- [Problem to work on]
Omit all images, then return the remaining material exactly as it stands.

- [Dataset content]
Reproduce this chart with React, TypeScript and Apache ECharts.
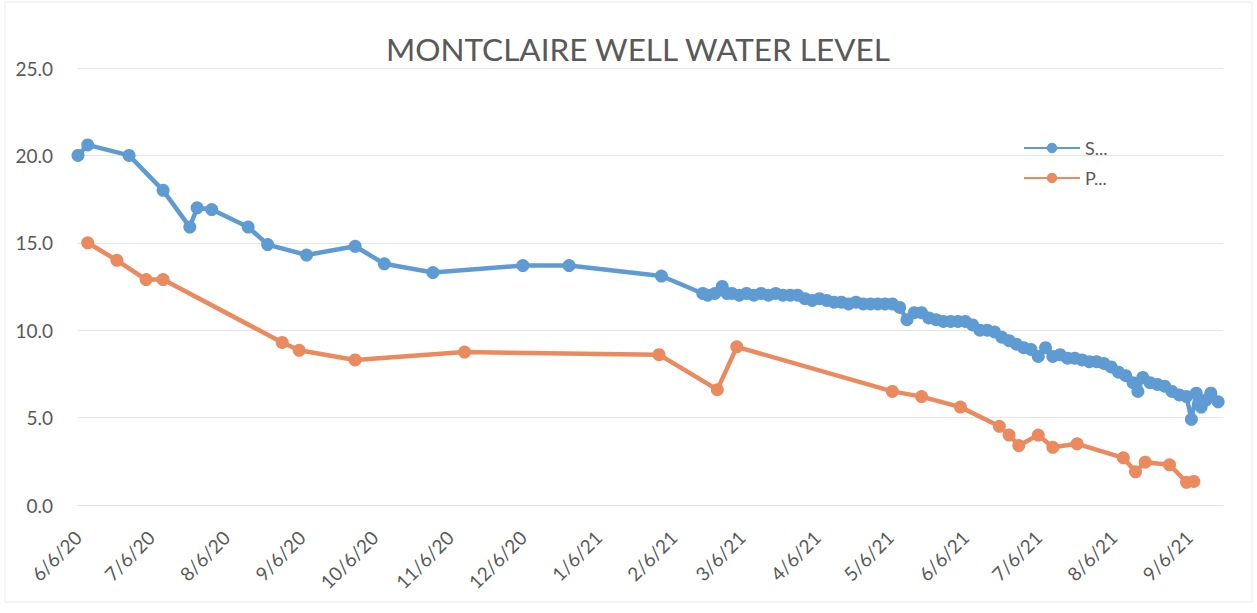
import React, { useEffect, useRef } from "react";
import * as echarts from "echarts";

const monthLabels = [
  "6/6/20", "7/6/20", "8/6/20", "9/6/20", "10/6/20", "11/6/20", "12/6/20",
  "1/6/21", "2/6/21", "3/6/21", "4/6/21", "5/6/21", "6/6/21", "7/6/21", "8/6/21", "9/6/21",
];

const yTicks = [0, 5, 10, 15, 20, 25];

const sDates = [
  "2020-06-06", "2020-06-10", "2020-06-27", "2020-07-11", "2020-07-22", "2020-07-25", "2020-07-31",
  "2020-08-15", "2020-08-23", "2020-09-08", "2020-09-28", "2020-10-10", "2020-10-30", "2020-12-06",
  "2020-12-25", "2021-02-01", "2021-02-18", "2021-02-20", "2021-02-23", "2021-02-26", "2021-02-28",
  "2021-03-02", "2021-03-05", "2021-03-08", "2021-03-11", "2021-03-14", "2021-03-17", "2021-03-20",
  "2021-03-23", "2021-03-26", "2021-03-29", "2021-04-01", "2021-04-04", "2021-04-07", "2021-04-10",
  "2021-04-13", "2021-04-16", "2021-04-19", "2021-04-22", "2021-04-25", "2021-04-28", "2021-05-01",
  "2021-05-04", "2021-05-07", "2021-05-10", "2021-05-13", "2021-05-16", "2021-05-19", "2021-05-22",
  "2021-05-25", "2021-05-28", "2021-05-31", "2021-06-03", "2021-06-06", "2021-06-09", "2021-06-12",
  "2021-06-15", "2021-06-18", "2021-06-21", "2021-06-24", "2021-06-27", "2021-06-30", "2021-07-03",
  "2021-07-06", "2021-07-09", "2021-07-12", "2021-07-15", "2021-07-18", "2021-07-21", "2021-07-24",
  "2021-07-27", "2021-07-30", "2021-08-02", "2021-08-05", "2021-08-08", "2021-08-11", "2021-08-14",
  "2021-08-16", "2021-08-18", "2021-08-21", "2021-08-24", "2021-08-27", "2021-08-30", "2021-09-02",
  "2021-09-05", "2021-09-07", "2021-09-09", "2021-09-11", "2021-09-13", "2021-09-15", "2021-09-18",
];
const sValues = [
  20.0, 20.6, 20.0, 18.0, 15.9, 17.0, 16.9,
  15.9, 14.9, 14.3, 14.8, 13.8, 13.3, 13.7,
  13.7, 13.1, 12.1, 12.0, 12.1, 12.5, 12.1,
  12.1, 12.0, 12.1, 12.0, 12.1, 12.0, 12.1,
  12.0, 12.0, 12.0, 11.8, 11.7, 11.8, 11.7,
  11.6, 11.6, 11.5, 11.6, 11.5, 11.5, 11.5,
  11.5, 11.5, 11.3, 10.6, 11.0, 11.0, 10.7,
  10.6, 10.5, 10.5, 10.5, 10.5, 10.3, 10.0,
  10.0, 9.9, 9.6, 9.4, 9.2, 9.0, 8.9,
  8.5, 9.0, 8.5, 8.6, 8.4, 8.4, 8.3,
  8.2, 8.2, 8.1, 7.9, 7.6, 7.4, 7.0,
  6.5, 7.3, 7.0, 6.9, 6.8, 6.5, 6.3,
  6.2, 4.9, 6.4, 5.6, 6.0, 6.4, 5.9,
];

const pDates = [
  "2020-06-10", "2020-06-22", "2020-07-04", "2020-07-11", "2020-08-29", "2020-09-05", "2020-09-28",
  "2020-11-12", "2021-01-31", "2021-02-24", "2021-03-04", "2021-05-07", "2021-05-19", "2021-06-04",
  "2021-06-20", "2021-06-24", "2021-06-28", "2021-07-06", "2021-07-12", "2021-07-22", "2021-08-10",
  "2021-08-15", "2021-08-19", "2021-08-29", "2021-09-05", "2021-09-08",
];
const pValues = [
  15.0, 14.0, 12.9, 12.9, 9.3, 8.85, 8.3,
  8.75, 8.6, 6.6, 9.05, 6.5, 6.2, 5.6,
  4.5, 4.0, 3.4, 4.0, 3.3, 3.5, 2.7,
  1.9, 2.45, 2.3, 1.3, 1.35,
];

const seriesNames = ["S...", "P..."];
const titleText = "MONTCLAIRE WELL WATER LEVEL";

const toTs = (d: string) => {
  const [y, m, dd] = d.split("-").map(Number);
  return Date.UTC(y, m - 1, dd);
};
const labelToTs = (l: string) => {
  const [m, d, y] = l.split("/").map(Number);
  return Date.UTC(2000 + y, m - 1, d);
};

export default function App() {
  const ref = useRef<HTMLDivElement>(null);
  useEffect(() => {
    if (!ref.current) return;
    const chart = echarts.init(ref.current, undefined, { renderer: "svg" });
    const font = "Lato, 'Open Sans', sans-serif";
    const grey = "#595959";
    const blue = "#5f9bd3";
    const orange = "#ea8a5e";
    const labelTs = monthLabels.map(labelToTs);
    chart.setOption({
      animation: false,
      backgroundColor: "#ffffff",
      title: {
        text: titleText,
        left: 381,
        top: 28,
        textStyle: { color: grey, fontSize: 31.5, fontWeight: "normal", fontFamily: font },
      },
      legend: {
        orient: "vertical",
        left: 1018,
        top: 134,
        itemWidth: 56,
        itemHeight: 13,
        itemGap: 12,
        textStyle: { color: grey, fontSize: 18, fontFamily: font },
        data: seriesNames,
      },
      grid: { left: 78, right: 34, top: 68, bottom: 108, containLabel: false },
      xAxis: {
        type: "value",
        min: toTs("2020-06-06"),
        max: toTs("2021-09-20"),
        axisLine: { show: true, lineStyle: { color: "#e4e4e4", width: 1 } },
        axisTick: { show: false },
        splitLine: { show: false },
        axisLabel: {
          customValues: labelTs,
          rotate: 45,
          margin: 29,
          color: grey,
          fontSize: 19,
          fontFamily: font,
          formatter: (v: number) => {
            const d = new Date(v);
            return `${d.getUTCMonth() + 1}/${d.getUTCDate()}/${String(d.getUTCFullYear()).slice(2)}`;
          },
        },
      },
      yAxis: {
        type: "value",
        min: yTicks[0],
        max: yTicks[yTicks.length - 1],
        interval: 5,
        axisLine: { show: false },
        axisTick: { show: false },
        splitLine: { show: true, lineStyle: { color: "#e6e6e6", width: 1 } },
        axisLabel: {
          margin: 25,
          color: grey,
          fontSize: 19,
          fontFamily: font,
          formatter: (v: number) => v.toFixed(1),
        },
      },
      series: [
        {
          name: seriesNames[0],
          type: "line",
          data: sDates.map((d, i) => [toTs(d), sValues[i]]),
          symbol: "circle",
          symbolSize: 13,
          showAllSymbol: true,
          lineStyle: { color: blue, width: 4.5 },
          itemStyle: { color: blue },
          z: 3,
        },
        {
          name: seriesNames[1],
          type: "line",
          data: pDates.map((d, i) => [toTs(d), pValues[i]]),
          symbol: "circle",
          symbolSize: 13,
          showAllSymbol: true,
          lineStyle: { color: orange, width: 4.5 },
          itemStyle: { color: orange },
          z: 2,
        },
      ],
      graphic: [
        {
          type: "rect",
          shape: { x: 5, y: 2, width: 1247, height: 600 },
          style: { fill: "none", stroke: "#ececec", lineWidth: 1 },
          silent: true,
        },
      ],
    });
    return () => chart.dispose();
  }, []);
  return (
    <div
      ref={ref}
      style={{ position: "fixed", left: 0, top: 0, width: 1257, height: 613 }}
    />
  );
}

- [Exercise result]
Reproduce this chart with React, TypeScript and Apache ECharts.
import React, { useEffect, useRef } from "react";
import * as echarts from "echarts";

const monthLabels = [
  "6/6/20", "7/6/20", "8/6/20", "9/6/20", "10/6/20", "11/6/20", "12/6/20",
  "1/6/21", "2/6/21", "3/6/21", "4/6/21", "5/6/21", "6/6/21", "7/6/21", "8/6/21", "9/6/21",
];

const yTicks = [0, 5, 10, 15, 20, 25];

const sDates = [
  "2020-06-06", "2020-06-10", "2020-06-27", "2020-07-11", "2020-07-22", "2020-07-25", "2020-07-31",
  "2020-08-15", "2020-08-23", "2020-09-08", "2020-09-28", "2020-10-10", "2020-10-30", "2020-12-06",
  "2020-12-25", "2021-02-01", "2021-02-18", "2021-02-20", "2021-02-23", "2021-02-26", "2021-02-28",
  "2021-03-02", "2021-03-05", "2021-03-08", "2021-03-11", "2021-03-14", "2021-03-17", "2021-03-20",
  "2021-03-23", "2021-03-26", "2021-03-29", "2021-04-01", "2021-04-04", "2021-04-07", "2021-04-10",
  "2021-04-13", "2021-04-16", "2021-04-19", "2021-04-22", "2021-04-25", "2021-04-28", "2021-05-01",
  "2021-05-04", "2021-05-07", "2021-05-10", "2021-05-13", "2021-05-16", "2021-05-19", "2021-05-22",
  "2021-05-25", "2021-05-28", "2021-05-31", "2021-06-03", "2021-06-06", "2021-06-09", "2021-06-12",
  "2021-06-15", "2021-06-18", "2021-06-21", "2021-06-24", "2021-06-27", "2021-06-30", "2021-07-03",
  "2021-07-06", "2021-07-09", "2021-07-12", "2021-07-15", "2021-07-18", "2021-07-21", "2021-07-24",
  "2021-07-27", "2021-07-30", "2021-08-02", "2021-08-05", "2021-08-08", "2021-08-11", "2021-08-14",
  "2021-08-16", "2021-08-18", "2021-08-21", "2021-08-24", "2021-08-27", "2021-08-30", "2021-09-02",
  "2021-09-05", "2021-09-07", "2021-09-09", "2021-09-11", "2021-09-13", "2021-09-15", "2021-09-18",
];
const sValues = [
  20.0, 20.6, 20.0, 18.0, 15.9, 17.0, 16.9,
  15.9, 14.9, 14.3, 14.8, 13.8, 13.3, 13.7,
  13.7, 13.1, 12.1, 12.0, 12.1, 12.5, 12.1,
  12.1, 12.0, 12.1, 12.0, 12.1, 12.0, 12.1,
  12.0, 12.0, 12.0, 11.8, 11.7, 11.8, 11.7,
  11.6, 11.6, 11.5, 11.6, 11.5, 11.5, 11.5,
  11.5, 11.5, 11.3, 10.6, 11.0, 11.0, 10.7,
  10.6, 10.5, 10.5, 10.5, 10.5, 10.3, 10.0,
  10.0, 9.9, 9.6, 9.4, 9.2, 9.0, 8.9,
  8.5, 9.0, 8.5, 8.6, 8.4, 8.4, 8.3,
  8.2, 8.2, 8.1, 7.9, 7.6, 7.4, 7.0,
  6.5, 7.3, 7.0, 6.9, 6.8, 6.5, 6.3,
  6.2, 4.9, 6.4, 5.6, 6.0, 6.4, 5.9,
];

const pDates = [
  "2020-06-10", "2020-06-22", "2020-07-04", "2020-07-11", "2020-08-29", "2020-09-05", "2020-09-28",
  "2020-11-12", "2021-01-31", "2021-02-24", "2021-03-04", "2021-05-07", "2021-05-19", "2021-06-04",
  "2021-06-20", "2021-06-24", "2021-06-28", "2021-07-06", "2021-07-12", "2021-07-22", "2021-08-10",
  "2021-08-15", "2021-08-19", "2021-08-29", "2021-09-05", "2021-09-08",
];
const pValues = [
  15.0, 14.0, 12.9, 12.9, 9.3, 8.85, 8.3,
  8.75, 8.6, 6.6, 9.05, 6.5, 6.2, 5.6,
  4.5, 4.0, 3.4, 4.0, 3.3, 3.5, 2.7,
  1.9, 2.45, 2.3, 1.3, 1.35,
];

const seriesNames = ["S...", "P..."];
const titleText = "MONTCLAIRE WELL WATER LEVEL";

const toTs = (d: string) => {
  const [y, m, dd] = d.split("-").map(Number);
  return Date.UTC(y, m - 1, dd);
};
const labelToTs = (l: string) => {
  const [m, d, y] = l.split("/").map(Number);
  return Date.UTC(2000 + y, m - 1, d);
};

export default function App() {
  const ref = useRef<HTMLDivElement>(null);
  useEffect(() => {
    if (!ref.current) return;
    const chart = echarts.init(ref.current, undefined, { renderer: "svg" });
    const font = "Lato, 'Open Sans', sans-serif";
    const grey = "#595959";
    const blue = "#5f9bd3";
    const orange = "#ea8a5e";
    const labelTs = monthLabels.map(labelToTs);
    chart.setOption({
      animation: false,
      backgroundColor: "#ffffff",
      title: {
        text: titleText,
        left: 381,
        top: 28,
        textStyle: { color: grey, fontSize: 31.5, fontWeight: "normal", fontFamily: font },
      },
      legend: {
        orient: "vertical",
        left: 1018,
        top: 134,
        itemWidth: 56,
        itemHeight: 13,
        itemGap: 12,
        textStyle: { color: grey, fontSize: 18, fontFamily: font },
        data: seriesNames,
      },
      grid: { left: 78, right: 34, top: 68, bottom: 108, containLabel: false },
      xAxis: {
        type: "value",
        min: toTs("2020-06-06"),
        max: toTs("2021-09-20"),
        axisLine: { show: true, lineStyle: { color: "#e4e4e4", width: 1 } },
        axisTick: { show: false },
        splitLine: { show: false },
        axisLabel: {
          customValues: labelTs,
          rotate: 45,
          margin: 29,
          color: grey,
          fontSize: 19,
          fontFamily: font,
          formatter: (v: number) => {
            const d = new Date(v);
            return `${d.getUTCMonth() + 1}/${d.getUTCDate()}/${String(d.getUTCFullYear()).slice(2)}`;
          },
        },
      },
      yAxis: {
        type: "value",
        min: yTicks[0],
        max: yTicks[yTicks.length - 1],
        interval: 5,
        axisLine: { show: false },
        axisTick: { show: false },
        splitLine: { show: true, lineStyle: { color: "#e6e6e6", width: 1 } },
        axisLabel: {
          margin: 25,
          color: grey,
          fontSize: 19,
          fontFamily: font,
          formatter: (v: number) => v.toFixed(1),
        },
      },
      series: [
        {
          name: seriesNames[0],
          type: "line",
          data: sDates.map((d, i) => [toTs(d), sValues[i]]),
          symbol: "circle",
          symbolSize: 13,
          showAllSymbol: true,
          lineStyle: { color: blue, width: 4.5 },
          itemStyle: { color: blue },
          z: 3,
        },
        {
          name: seriesNames[1],
          type: "line",
          data: pDates.map((d, i) => [toTs(d), pValues[i]]),
          symbol: "circle",
          symbolSize: 13,
          showAllSymbol: true,
          lineStyle: { color: orange, width: 4.5 },
          itemStyle: { color: orange },
          z: 2,
        },
      ],
      graphic: [
        {
          type: "rect",
          shape: { x: 5, y: 2, width: 1247, height: 600 },
          style: { fill: "none", stroke: "#ececec", lineWidth: 1 },
          silent: true,
        },
      ],
    });
    return () => chart.dispose();
  }, []);
  return (
    <div
      ref={ref}
      style={{ position: "fixed", left: 0, top: 0, width: 1257, height: 613 }}
    />
  );
}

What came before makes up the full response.